The old "Simplers" (herbalists) commend Penny Royal tea as a remedy for coughs and colds—"goode and wholesome for the lungs"—and add that "a garlande of the plant worn about the heade will cure giddeness."

Foxglove (Digitalis) was praised by old herbalists for its various medicinal uses, "divers having been cured thereby of falling sickness." Later, skillful practitioners have discovered its power over the action of the heart, and Digitalis has come to be a highly-valued medicine.

Common Vervain rivals the Mistletoe in its occult usages. "Many old wives' fables tending to witchcraft and sorcerie," says Gerarde, "are written of Vervayne."

"The Druids," according to Pliny, often used Vervain in "casting lots, telling fortunes, and foreshadowing future national events." Its gathering was attended with peculiar ceremonies. "It was to be sought for at the rising of the great Dog-star, and when plucken an offering of honeycomb was to be made to the Earth as a recompense for depriving her of so goodly an herb." The ancients believed that "if the hall or dining chamber be sprinkled with the water wherein Vervain lay steeped all that sate at the table should be very pleasant, and make merry more jocundly."
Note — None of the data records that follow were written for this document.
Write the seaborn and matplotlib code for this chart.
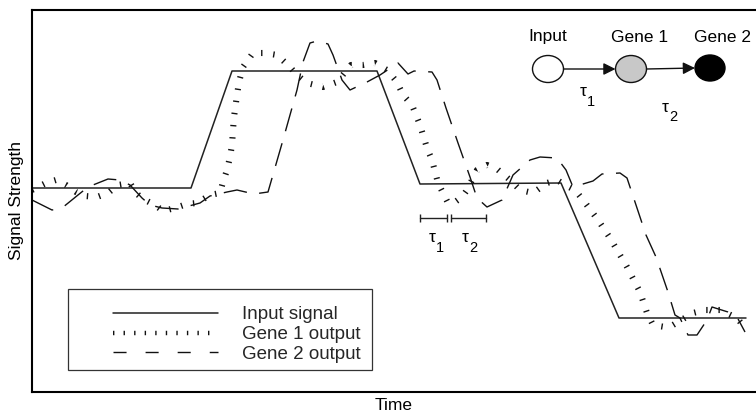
import matplotlib
matplotlib.use("Agg")
import matplotlib.pyplot as plt
import seaborn as sns
from matplotlib.patches import Ellipse, Rectangle
from matplotlib.lines import Line2D

# ---- data (arbitrary units) ----
input_t = [0, 159, 200, 345, 388, 529, 587, 714]
input_s = [204, 204, 321, 321, 208, 209, 74, 74]

gene1_t = [0, 14, 24, 34, 44, 53, 65, 76, 86, 98,
           104, 111, 123, 131, 143, 155, 165, 178, 188, 191,
           195, 198, 200, 201, 202, 205, 207, 211, 221, 233,
           245, 258, 265, 275, 291, 305, 319, 331, 343, 355,
           365, 371, 380, 388, 395, 400, 406, 411, 416, 423,
           430, 435, 445, 455, 465, 478, 488, 501, 515, 525,
           533, 543, 551, 566, 578, 595, 608, 615, 621, 633,
           641, 661, 673, 688, 705, 713]
gene1_s = [202, 209, 212, 207, 200, 196, 195, 199, 207, 209,
           199, 193, 187, 181, 184, 188, 189, 197, 199, 210,
           222, 235, 247, 262, 275, 297, 310, 325, 339, 339,
           337, 325, 317, 309, 305, 310, 327, 327, 329, 322,
           310, 297, 287, 267, 244, 232, 209, 199, 189, 190,
           195, 202, 222, 227, 223, 212, 202, 199, 209, 212,
           207, 202, 192, 172, 154, 125, 100, 79, 67, 65,
           67, 79, 82, 82, 74, 64]

gene2_t = [0, 20, 30, 46, 56, 76, 88, 98, 110, 118,
           130, 146, 168, 178, 195, 205, 222, 236, 251, 265,
           271, 278, 285, 296, 301, 310, 318, 335, 348, 366,
           376, 382, 400, 405, 414, 426, 438, 445, 455, 470,
           481, 498, 508, 525, 534, 541, 561, 570, 588, 595,
           605, 614, 624, 636, 643, 648, 656, 665, 675, 680,
           696, 705, 713]
gene2_s = [192, 182, 184, 197, 205, 213, 212, 207, 194, 187,
           184, 183, 189, 196, 200, 202, 198, 200, 252, 302,
           330, 349, 351, 348, 337, 312, 302, 310, 317, 329,
           318, 321, 320, 312, 284, 249, 215, 194, 185, 192,
           217, 232, 235, 234, 222, 205, 211, 218, 219, 214,
           184, 157, 135, 100, 77, 74, 57, 57, 72, 85,
           80, 75, 60]

legend_labels = ["Input signal", "Gene 1 output", "Gene 2 output"]
node_labels = ["Input", "Gene 1", "Gene 2"]

# ---- style ----
sns.set_theme(style="white")
plt.rcParams["font.family"] = ["Liberation Sans", "DejaVu Sans"]
plt.rcParams["lines.scale_dashes"] = False

fig = plt.figure(figsize=(7.56, 4.13), dpi=100)
ax = fig.add_axes([32 / 756, 21 / 413, 724 / 756, 382 / 413])

sns.lineplot(x=input_t, y=input_s, ax=ax, color="#222222", lw=1.1,
             estimator=None, sort=False)
sns.lineplot(x=gene1_t, y=gene1_s, ax=ax, color="#111111", lw=4.4,
             linestyle=(0, (1.0, 7.8)), estimator=None, sort=False)
sns.lineplot(x=gene2_t, y=gene2_s, ax=ax, color="#111111", lw=1.0,
             linestyle=(0, (17, 9)), estimator=None, sort=False)

ax.set_xlim(0, 724)
ax.set_ylim(0, 382)
ax.set_xticks([])
ax.set_yticks([])
for side in ["left", "top", "bottom"]:
    ax.spines[side].set_color("black")
    ax.spines[side].set_linewidth(1.5)
ax.spines["right"].set_visible(False)
ax.set_xlabel("Time", fontsize=12.5, labelpad=4, color="black")
ax.set_ylabel("Signal Strength", fontsize=12.5, labelpad=6, color="black")


def tau(x, y, sub):
    ax.text(x, y, "\u03c4", ha="center", va="center", fontsize=12.5, color="black")
    ax.annotate(sub, xy=(x, y), xytext=(6, -7), textcoords="offset points",
                ha="center", va="center", fontsize=10.5, color="black")


# ---- network diagram ----
ax.add_patch(Ellipse((516, 323), 31, 27, fc="white", ec="#111111", lw=1.0))
ax.add_patch(Ellipse((599, 323), 31, 27, fc="#c8c8c8", ec="#111111", lw=1.0))
ax.add_patch(Ellipse((678, 324), 30, 26, fc="black", ec="black", lw=1.0))
ax.annotate("", xy=(583.5, 323), xytext=(531.5, 323),
            arrowprops=dict(arrowstyle="-|>", color="#111111", lw=1.0,
                            mutation_scale=18, shrinkA=0, shrinkB=0))
ax.annotate("", xy=(663, 324), xytext=(614.5, 323),
            arrowprops=dict(arrowstyle="-|>", color="#111111", lw=1.0,
                            mutation_scale=18, shrinkA=0, shrinkB=0))
for (nx, lab) in zip([516, 608, 690], node_labels):
    ax.text(nx, 355, lab, ha="center", va="center", fontsize=12.5, color="black")
tau(551, 300, "1")
tau(633, 285, "2")

# ---- delay bars ----
ax.plot([388, 415], [174, 174], color="#222222", lw=1.0)
ax.plot([419, 454], [174, 174], color="#222222", lw=1.0)
ax.vlines([388, 415, 419, 454], 170, 178, color="#222222", lw=1.0)
tau(400, 154, "1")
tau(433, 154, "2")

# ---- legend ----
ax.add_patch(Rectangle((36, 22), 304, 81, fill=False, ec="#333333", lw=0.9))
handles = [
    Line2D([], [], color="#222222", lw=1.1),
    Line2D([], [], color="#111111", lw=3.2, linestyle=(0, (1.0, 6.6))),
    Line2D([], [], color="#111111", lw=1.0, linestyle=(0, (9.4, 13.7))),
]
ax.legend(handles, legend_labels, loc="upper left",
          bbox_to_anchor=((113 - 32) / 724, (392 - 306) / 382),
          frameon=False, borderpad=0, borderaxespad=0, handlelength=5.6,
          handletextpad=1.28, labelspacing=0.15, fontsize=13.5)

fig.savefig("out.png", dpi=100)
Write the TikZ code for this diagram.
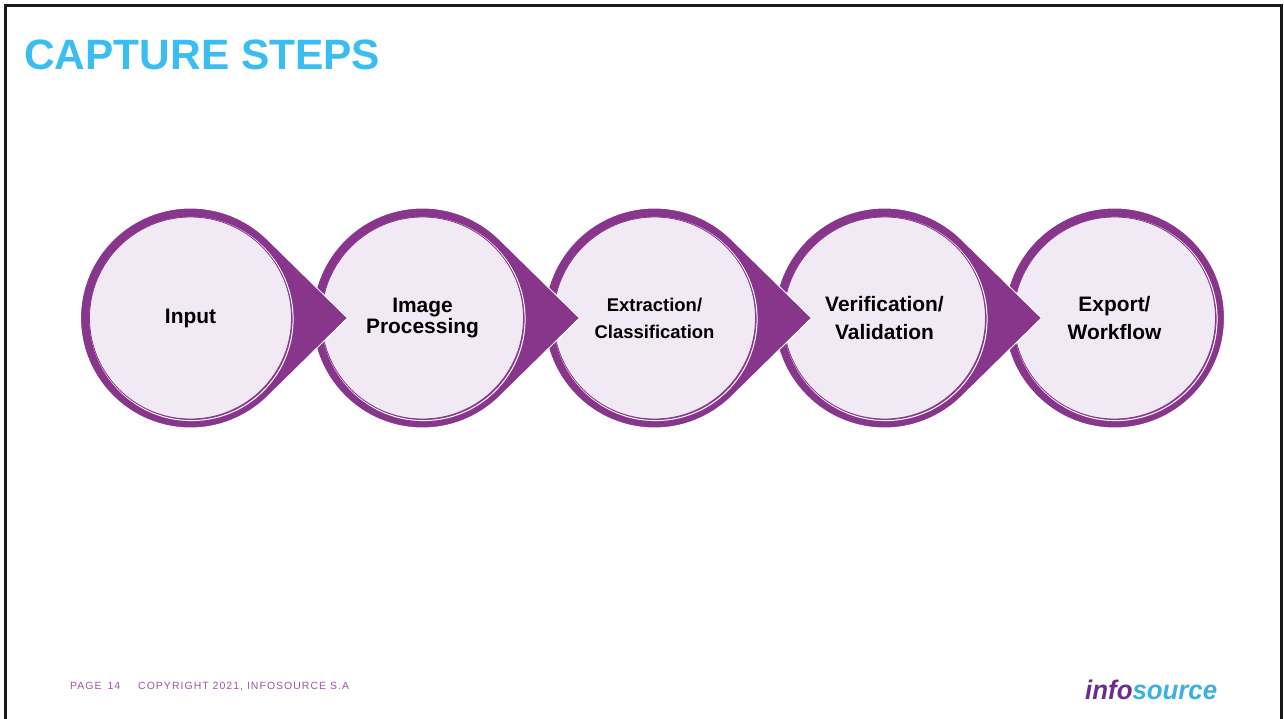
\documentclass[tikz,border=0pt]{standalone}
\usepackage{fontspec}
\usepackage{graphicx}
\setmainfont{Liberation Sans}
\newfontfamily\footfont[LetterSpace=10]{Liberation Sans}
\usetikzlibrary{calc}
\definecolor{ringpurple}{RGB}{136,54,140}
\definecolor{disklav}{RGB}{241,233,243}
\definecolor{titleblue}{RGB}{58,190,241}
\definecolor{footpurple}{RGB}{163,82,168}
\definecolor{logopurple}{RGB}{105,45,145}
\definecolor{logoblue}{RGB}{60,176,230}
\definecolor{framecol}{RGB}{25,25,25}
\tikzset{
  teardrop/.style={fill=ringpurple, draw=white, line width=1bp},
  whitering/.style={draw=white, line width=1bp},
  stepdisk/.style={circle, minimum size=202bp, inner sep=0pt, fill=disklav,
    draw=ringpurple, line width=0.8bp, align=center, text=black},
  bigtext/.style={font=\fontsize{21}{28}\selectfont\bfseries},
  tighttext/.style={font=\fontsize{21}{22}\selectfont\bfseries},
  smalltext/.style={font=\fontsize{18.5}{27}\selectfont\bfseries},
}
% #1 name, #2 x centre, #3 text style, #4 text
\newcommand{\capstep}[4]{%
  \fill[teardrop] ($(#2,318)+(157,0)$) -- ($(#2,318)+(45.6:110)$)
    arc[start angle=45.6, end angle=314.4, radius=110] -- cycle;
  \draw[whitering] ($(#2,318)+(1,1)$) circle[radius=101.6];
  \node[stepdisk, #3] (#1) at (#2,318) {#4};
}
\newcommand{\capstepend}[4]{%
  \fill[teardrop] (#2,318) circle[radius=110];
  \draw[whitering] ($(#2,318)+(1,1)$) circle[radius=101.6];
  \node[stepdisk, #3] (#1) at (#2,318) {#4};
}
\begin{document}
\begin{tikzpicture}[x=1bp,y=-1bp]
\useasboundingbox (0,0) rectangle (1284,719);
\fill[white] (0,0) rectangle (1284,719);
\draw[framecol, line width=2.5bp] (5.3,719) -- (5.3,5.3) -- (1281.6,5.3) -- (1281.6,719);

\node[anchor=base west, inner sep=0pt, text=titleblue,
  font=\fontsize{42.6}{43}\selectfont\bfseries] (title) at (24,70) {CAPTURE STEPS};

\capstepend{s5}{1114.5}{bigtext}{Export/\\Workflow}
\capstep{s4}{884.5}{bigtext}{Verification/\\Validation}
\capstep{s3}{654.5}{smalltext}{Extraction/\\Classification}
\capstep{s2}{422.5}{tighttext}{Image\\Processing}
\capstep{s1}{190.5}{bigtext}{Input}

\node[anchor=base west, inner sep=0pt, text=footpurple,
  font=\footfont\fontsize{10.5}{12}\selectfont] (page) at (70,689) {PAGE\hspace{6bp}14};
\node[anchor=base west, inner sep=0pt, text=footpurple,
  font=\footfont\fontsize{10.5}{12}\selectfont] (copy) at (138,689) {COPYRIGHT 2021, INFOSOURCE S.A};

\node[anchor=base west, inner sep=0pt,
  font=\fontsize{27}{27}\selectfont\bfseries\itshape] (logo) at (1085,699)
  {\scalebox{0.96}[1]{\textcolor{logopurple}{info}\textcolor{logoblue}{source}}};
\end{tikzpicture}
\end{document}
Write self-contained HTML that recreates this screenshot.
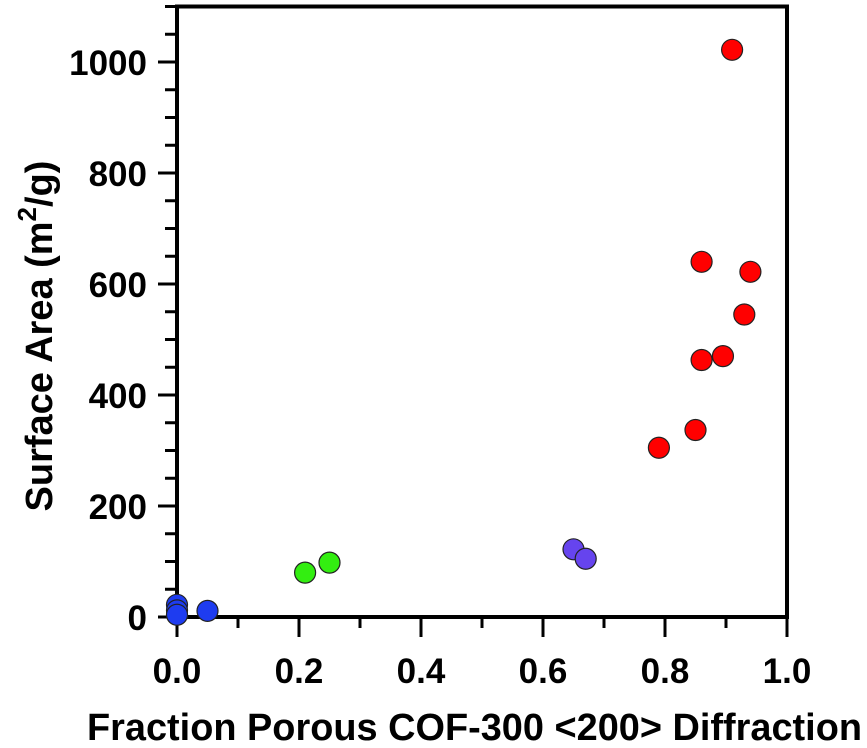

The Romans considered it a sacred plant, placing it in the hands of ambassadors who were about to enter on important embassies; and the floors of their houses were rubbed with Vervain to drive away evil spirits. In England, at a later time, the plant was called "Holy herb," and had its superstitious usages intimating a belief in its magical properties. Of late years it is there tied round the neck as a charm to cure ague.

Vervain is still believed to possess great medicinal virtues, and is described as a remedy for thirty different maladies. It had of old the expressive name of "Simpler's Joy."

The Verbena tribe of this plant is cultivated in our gardens for its showy clusters of pink, purple, white, and dazzling scarlet blossoms, and the Lemon variety for its delicately fragrant leaves.

According to the old "Simplers" "the roote of the Caraway may be eaten like the parsnip, and helpeth digestion and strengtheneth the stomaches of ancient (aged) people exceedingly, and they need not make a whole meal of them neither."

In some countries Angelica is (we are told) called by a name signifying the "Holy Ghost." In ancient times its leaf stalks were blanched like those of celery and eaten as a salad, or they were dried and preserved as a sweet-meat, "Candied Angelica." The Laplander believes that the use of Angelica prolongs life, and chews it as he would do tobacco.